Identity and Chinese Head taxes
by Meredith Gillespie
Fred Wah’s novel ‘Diamond Grill’ concerns issues of ethnicity, identity and, as he coins it, ‘living on the hyphen’. Wah gives this no man’s land of belonging a shot of personal reality, relating it to being something lived on rather than in, and implies it occurs in many others in this definition of racial hybridity. In the film ‘Between: Living on the Hyphen’, the issue of the need for identification of those who were mixed race was made clear time and time again; not only the compulsion to determine their own identities but also the constant interrogation by the public as to these people’s origins.
While the issue of identification is certainly an upcoming and polemic problem with increased globalization and cultural diffusion in this day and age, the issue, at least in British Columbia, can be stemmed back to head taxes. These were put on Chinese immigrants attempting to emigrate to Canada from 1885 to 1923, as the newspaper The Global Times here makes evident. Despite a national apology from the Conservative government in 2006, in an address by Steven Harper, no significant apologetic behaviour has been exhibited by the government concerning the issue until this year. Interestingly, although the British Columbian government is now preparing to issue a public apology of its own, financial redress is not part of its plan of action. The descendants see this as the government being ‘dismissive and arrogant’ as Sid Tan Chow, the former Head Tax Families Society (HTFS) president, argues. It is clear that a financial compensation for the taxes themselves would lead to an improved sense of identity, agency and ultimately a resurgence of hope for the descendants of those Chinese immigrants affected by the head tax and the Exclusionary Act which followed.

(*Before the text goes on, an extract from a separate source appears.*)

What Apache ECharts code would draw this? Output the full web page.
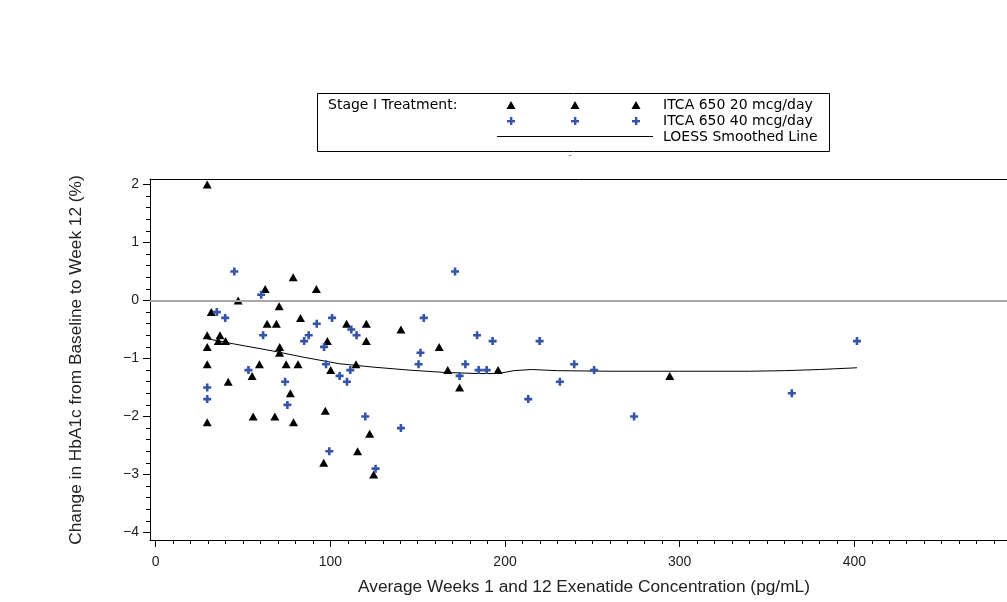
<!DOCTYPE html>
<html><head><meta charset="utf-8">
<script src="https://cdn.jsdelivr.net/npm/echarts@6/dist/echarts.min.js"></script>
<style>html,body{margin:0;padding:0;background:#fff}#c{width:1007px;height:602px}</style>
</head><body><div id="c"></div>
<script>
// ---- data ----
const seriesNames = ['ITCA 650 20 mcg/day', 'ITCA 650 40 mcg/day', 'LOESS Smoothed Line'];
const dose20X = [29.5,78.7,62.7,92,47.2,31.8,70.7,63.8,69.1,82.9,29.5,36.8,35.8,40,29.5,71,70.9,98.3,29.5,59.4,74.7,81.5,100.2,55.2,41.5,77.1,97.1,55.8,68.2,29.5,78.9,96.2,109.3,120.6,120.6,140.4,162.3,114.7,167.2,196,174,122.5,115.6,124.8,294.3];
const dose20Y = [2.0,0.4,0.2,0.2,0.0,-0.2,-0.1,-0.4,-0.4,-0.3,-0.6,-0.6,-0.7,-0.7,-0.8,-0.8,-0.9,-0.7,-1.1,-1.1,-1.1,-1.1,-1.2,-1.3,-1.4,-1.6,-1.9,-2.0,-2.0,-2.1,-2.1,-2.8,-0.4,-0.4,-0.7,-0.5,-0.8,-1.1,-1.2,-1.2,-1.5,-2.3,-2.6,-3.0,-1.3];
const dose40X = [45,60.4,35,39.8,92.2,101,61.5,85,87.6,96.4,97.5,105.3,53.1,29.5,74.1,29.5,75.4,99.4,171.4,112,115,153.5,151.6,150.5,184,192.9,219.8,111.4,109.5,177.3,184.9,189.5,174,213.3,120,140.4,125.9,231.4,239.6,251,273.9,364.2,401.5];
const dose40Y = [0.5,0.1,-0.2,-0.3,-0.4,-0.3,-0.6,-0.7,-0.6,-0.8,-1.1,-1.3,-1.2,-1.5,-1.4,-1.7,-1.8,-2.6,0.5,-0.5,-0.6,-0.3,-0.9,-1.1,-0.6,-0.7,-0.7,-1.2,-1.4,-1.1,-1.2,-1.2,-1.3,-1.7,-2.0,-2.2,-2.9,-1.4,-1.1,-1.2,-2.0,-1.6,-0.7];
const loessX = [29.5,45,67,85,105,125,145,165,185,196,205,215,230,260,300,340,360,380,401.5];
const loessY = [-0.66,-0.75,-0.87,-0.98,-1.09,-1.15,-1.2,-1.24,-1.26,-1.26,-1.21,-1.19,-1.21,-1.22,-1.22,-1.22,-1.21,-1.19,-1.16];
const xTicks = [0,100,200,300,400];
const yTicks = [-4,-3,-2,-1,0,1,2];
const xTitle = 'Average Weeks 1 and 12 Exenatide Concentration (pg/mL)';
const yTitle = 'Change in HbA1c from Baseline to Week 12 (%)';
const legendTitle = 'Stage I Treatment:';

// ---- build ----
const xMin = -3.26, xMax = 487.4, yMin = -4.13, yMax = 2.095;
const xMinor = []; for (let v = 0; v <= 480; v += 10) if (v % 100) xMinor.push(v);
const yMinor = []; for (let i = -20; i <= 10; i++) { if (i % 5) yMinor.push(+(i * 0.2).toFixed(1)); }
const zip = (a, b) => a.map((v, i) => [v, b[i]]);
const plusPath = 'path://M2.7,0h2.6v2.7h2.7v2.6h-2.7v2.7h-2.6v-2.7h-2.7v-2.6h2.7z';
const blue = '#3553a8';
const legFont = '14px "DejaVu Sans"';
const titleFont = '17.3px "Liberation Sans"';

const chart = echarts.init(document.getElementById('c'), null, {renderer: 'canvas'});

const legendGraphics = [
  {type:'rect', shape:{x:317.5,y:93.5,width:512,height:58}, style:{fill:'none',stroke:'#000',lineWidth:1}},
  {type:'text', x:328, y:105, style:{text:legendTitle, font:legFont, fill:'#000', verticalAlign:'middle'}},
  {type:'line', shape:{x1:497,y1:136.5,x2:653,y2:136.5}, style:{stroke:'#000',lineWidth:1}},
  {type:'text', x:663, y:105, style:{text:seriesNames[0], font:legFont, fill:'#000', verticalAlign:'middle'}},
  {type:'text', x:663, y:121, style:{text:seriesNames[1], font:legFont, fill:'#000', verticalAlign:'middle'}},
  {type:'text', x:663, y:137, style:{text:seriesNames[2], font:legFont, fill:'#000', verticalAlign:'middle'}},
  {type:'text', x:570, y:156, style:{text:'-', font:'9px "DejaVu Sans"', fill:'#666', align:'center', verticalAlign:'middle'}},
  {type:'text', x:584, y:587, style:{text:xTitle, font:titleFont, fill:'#222', align:'center', verticalAlign:'middle'}},
  {type:'text', x:76, y:360, rotation:Math.PI/2, style:{text:yTitle, font:titleFont, fill:'#222', align:'center', verticalAlign:'middle'}}
];
[511, 575, 636].forEach(x => {
  legendGraphics.push({type:'polygon', shape:{points:[[x-4.5,109],[x+4.5,109],[x,101]]}, style:{fill:'#000'}});
  legendGraphics.push({type:'rect', shape:{x:x-1,y:117,width:2.4,height:8}, style:{fill:blue}});
  legendGraphics.push({type:'rect', shape:{x:x-4,y:120,width:8,height:2.4}, style:{fill:blue}});
});

const option = {
  animation: false,
  backgroundColor: '#fff',
  grid: {left:150, top:179, right:0, bottom:62, show:false},
  xAxis: [
    {type:'value', min:xMin, max:xMax, position:'bottom',
     axisLine:{show:true, onZero:false, lineStyle:{color:'#000', width:1}},
     axisTick:{show:true, length:7, customValues:xTicks, lineStyle:{color:'#000'}},
     axisLabel:{customValues:xTicks, fontFamily:'Liberation Sans', fontSize:14, color:'#222', margin:15},
     splitLine:{show:false}},
    {type:'value', min:xMin, max:xMax, position:'bottom',
     axisLine:{show:false, onZero:false},
     axisTick:{show:true, length:4, customValues:xMinor, lineStyle:{color:'#000'}},
     axisLabel:{show:false}, splitLine:{show:false}},
    {type:'value', min:xMin, max:xMax, position:'top',
     axisLine:{show:true, onZero:false, lineStyle:{color:'#000', width:1}},
     axisTick:{show:false}, axisLabel:{show:false}, splitLine:{show:false}}
  ],
  yAxis: [
    {type:'value', min:yMin, max:yMax, position:'left',
     axisLine:{show:true, onZero:false, lineStyle:{color:'#000', width:1}},
     axisTick:{show:true, length:7, customValues:yTicks, lineStyle:{color:'#000'}},
     axisLabel:{customValues:yTicks, fontFamily:'Liberation Sans', fontSize:14, color:'#222', margin:11,
                formatter: v => v < 0 ? '\u2212' + Math.abs(v) : String(v)},
     splitLine:{show:false}},
    {type:'value', min:yMin, max:yMax, position:'left',
     axisLine:{show:false, onZero:false},
     axisTick:{show:true, length:4, customValues:yMinor, lineStyle:{color:'#000'}},
     axisLabel:{show:false}, splitLine:{show:false}}
  ],
  series: [
    {name:seriesNames[2], type:'line', data:zip(loessX, loessY), showSymbol:false, smooth:false,
     lineStyle:{color:'#000', width:1}, z:2,
     markLine:{silent:true, symbol:'none', label:{show:false}, lineStyle:{color:'#a8a8a8', width:2, type:'solid'},
               data:[{yAxis:0}]}},
    {name:seriesNames[0], type:'scatter', data:zip(dose20X, dose20Y), symbol:'triangle', symbolSize:[9,8],
     itemStyle:{color:'#000', opacity:1}, z:3},
    {name:seriesNames[1], type:'scatter', data:zip(dose40X, dose40Y), symbol:plusPath, symbolSize:8,
     itemStyle:{color:blue, opacity:1}, z:4}
  ],
  graphic: legendGraphics
};
chart.setOption(option);
</script></body></html>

The British Columbian government is reaching out to these Chinese descendants for assistance in drafting the most appropriate apology, which seems like a good idea in theory. The members of the HTFS have not been approached, however, causing further animosity and exacerbating Canadian-Chinese tensions which are more than 100 years old. I cannot help but think of the other recent Canadian apology given, for the Truth and Reconciliation Commission concerning the compulsory Indian Residential Schools in Canada between 1955 and 2002. In these two clear issues where sectors of society have been marginalized by the Canadian government, it seems as though the old Canadian stereotype may be to our benefit now; we have a lot to say sorry for.